WHAT IS REQUIRED
Pictures are not part of the copy. Retype the lines from the first one through the line that contains "var yStap = 5;".

━━ INPUT MATERIAL ━━

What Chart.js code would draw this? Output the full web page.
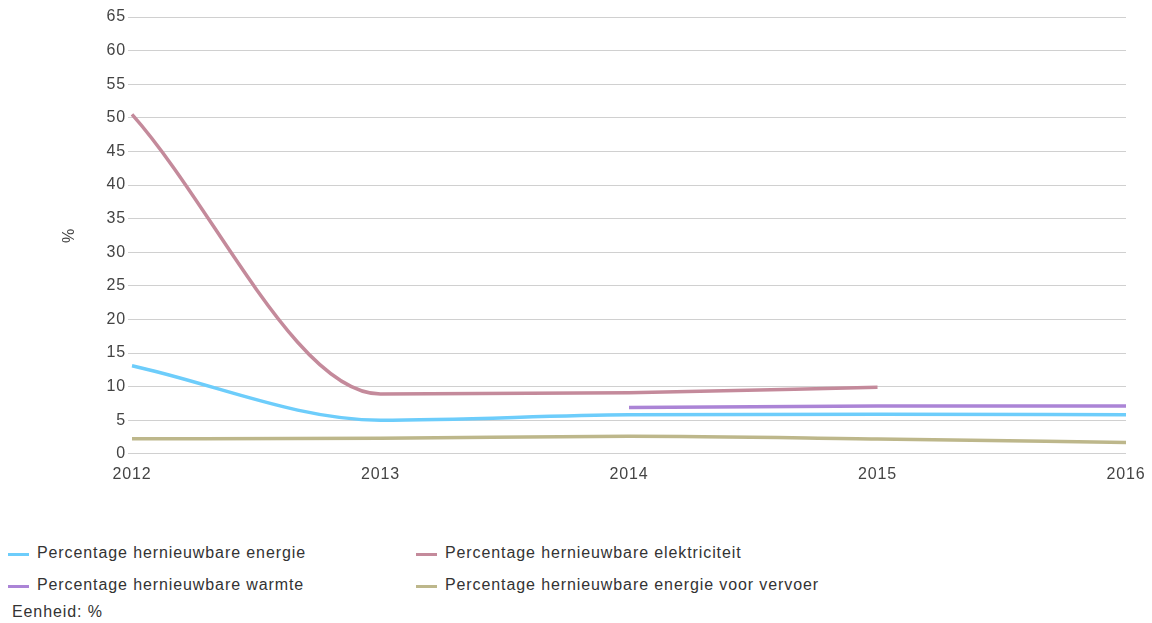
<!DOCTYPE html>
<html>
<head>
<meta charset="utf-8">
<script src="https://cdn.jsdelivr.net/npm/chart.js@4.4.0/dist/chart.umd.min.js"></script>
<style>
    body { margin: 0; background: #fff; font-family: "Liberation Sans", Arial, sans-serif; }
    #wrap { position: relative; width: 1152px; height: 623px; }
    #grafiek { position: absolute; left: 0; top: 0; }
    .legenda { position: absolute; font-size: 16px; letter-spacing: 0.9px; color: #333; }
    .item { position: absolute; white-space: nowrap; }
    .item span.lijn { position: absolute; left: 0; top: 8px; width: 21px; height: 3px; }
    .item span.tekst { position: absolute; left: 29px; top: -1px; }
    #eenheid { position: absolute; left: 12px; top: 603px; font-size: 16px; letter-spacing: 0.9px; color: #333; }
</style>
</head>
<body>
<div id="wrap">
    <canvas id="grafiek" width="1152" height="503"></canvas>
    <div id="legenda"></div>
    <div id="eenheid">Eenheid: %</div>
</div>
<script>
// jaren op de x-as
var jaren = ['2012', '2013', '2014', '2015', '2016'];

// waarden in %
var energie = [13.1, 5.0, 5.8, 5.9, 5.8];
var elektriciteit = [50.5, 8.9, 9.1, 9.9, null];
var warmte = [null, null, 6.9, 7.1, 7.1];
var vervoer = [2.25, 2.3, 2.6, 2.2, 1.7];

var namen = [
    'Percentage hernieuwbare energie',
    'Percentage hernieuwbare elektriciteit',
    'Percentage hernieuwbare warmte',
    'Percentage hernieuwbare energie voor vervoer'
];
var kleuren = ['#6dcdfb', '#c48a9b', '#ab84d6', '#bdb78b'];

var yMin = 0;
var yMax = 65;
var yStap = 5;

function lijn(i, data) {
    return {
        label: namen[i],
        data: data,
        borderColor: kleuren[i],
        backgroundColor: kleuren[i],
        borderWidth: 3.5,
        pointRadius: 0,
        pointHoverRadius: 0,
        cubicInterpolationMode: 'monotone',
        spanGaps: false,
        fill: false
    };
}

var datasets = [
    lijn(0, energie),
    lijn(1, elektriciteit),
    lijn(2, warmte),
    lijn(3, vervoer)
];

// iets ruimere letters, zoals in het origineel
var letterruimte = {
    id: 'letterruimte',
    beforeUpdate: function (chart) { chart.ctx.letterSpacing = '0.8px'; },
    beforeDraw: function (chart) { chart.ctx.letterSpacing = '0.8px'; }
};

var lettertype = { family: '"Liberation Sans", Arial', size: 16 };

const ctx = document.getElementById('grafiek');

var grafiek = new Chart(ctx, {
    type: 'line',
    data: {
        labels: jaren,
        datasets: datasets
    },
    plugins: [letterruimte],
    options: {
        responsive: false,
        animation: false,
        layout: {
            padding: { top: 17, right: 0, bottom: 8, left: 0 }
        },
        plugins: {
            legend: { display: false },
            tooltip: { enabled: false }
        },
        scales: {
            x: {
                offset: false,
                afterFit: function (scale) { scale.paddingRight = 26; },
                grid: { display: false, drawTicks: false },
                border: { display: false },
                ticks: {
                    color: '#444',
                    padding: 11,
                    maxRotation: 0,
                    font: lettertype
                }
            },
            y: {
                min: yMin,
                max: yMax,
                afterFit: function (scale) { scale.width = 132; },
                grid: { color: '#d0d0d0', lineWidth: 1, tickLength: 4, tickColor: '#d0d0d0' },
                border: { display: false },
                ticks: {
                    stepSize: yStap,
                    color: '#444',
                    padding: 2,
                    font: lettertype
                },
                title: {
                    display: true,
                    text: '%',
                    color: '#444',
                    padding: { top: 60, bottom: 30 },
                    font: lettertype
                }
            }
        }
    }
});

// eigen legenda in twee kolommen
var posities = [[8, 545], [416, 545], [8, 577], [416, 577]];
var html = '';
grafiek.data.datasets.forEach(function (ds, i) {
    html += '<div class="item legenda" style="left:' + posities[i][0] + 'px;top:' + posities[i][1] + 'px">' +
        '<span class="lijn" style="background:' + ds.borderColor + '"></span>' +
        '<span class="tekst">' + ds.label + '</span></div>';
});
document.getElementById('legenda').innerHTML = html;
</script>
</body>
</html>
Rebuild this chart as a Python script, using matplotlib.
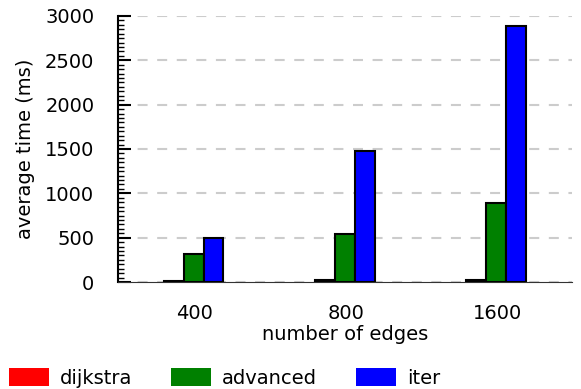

━━━

COMPLETE ANSWER
What Chart.js code would draw this? Output the full web page.
<!DOCTYPE html>
<html>
<head>
<meta charset="utf-8">
<script src="https://cdn.jsdelivr.net/npm/chart.js@4.4.0/dist/chart.umd.min.js"></script>
<style>
    body { margin: 0; background: #fff; font-family: "Liberation Sans", Arial, sans-serif; }
    #wrap { position: relative; width: 1152px; height: 623px; }
    #grafiek { position: absolute; left: 0; top: 0; }
    .legenda { position: absolute; font-size: 16px; letter-spacing: 0.9px; color: #333; }
    .item { position: absolute; white-space: nowrap; }
    .item span.lijn { position: absolute; left: 0; top: 8px; width: 21px; height: 3px; }
    .item span.tekst { position: absolute; left: 29px; top: -1px; }
    #eenheid { position: absolute; left: 12px; top: 603px; font-size: 16px; letter-spacing: 0.9px; color: #333; }
</style>
</head>
<body>
<div id="wrap">
    <canvas id="grafiek" width="1152" height="503"></canvas>
    <div id="legenda"></div>
    <div id="eenheid">Eenheid: %</div>
</div>
<script>
// jaren op de x-as
var jaren = ['2012', '2013', '2014', '2015', '2016'];

// waarden in %
var energie = [13.1, 5.0, 5.8, 5.9, 5.8];
var elektriciteit = [50.5, 8.9, 9.1, 9.9, null];
var warmte = [null, null, 6.9, 7.1, 7.1];
var vervoer = [2.25, 2.3, 2.6, 2.2, 1.7];

var namen = [
    'Percentage hernieuwbare energie',
    'Percentage hernieuwbare elektriciteit',
    'Percentage hernieuwbare warmte',
    'Percentage hernieuwbare energie voor vervoer'
];
var kleuren = ['#6dcdfb', '#c48a9b', '#ab84d6', '#bdb78b'];

var yMin = 0;
var yMax = 65;
var yStap = 5;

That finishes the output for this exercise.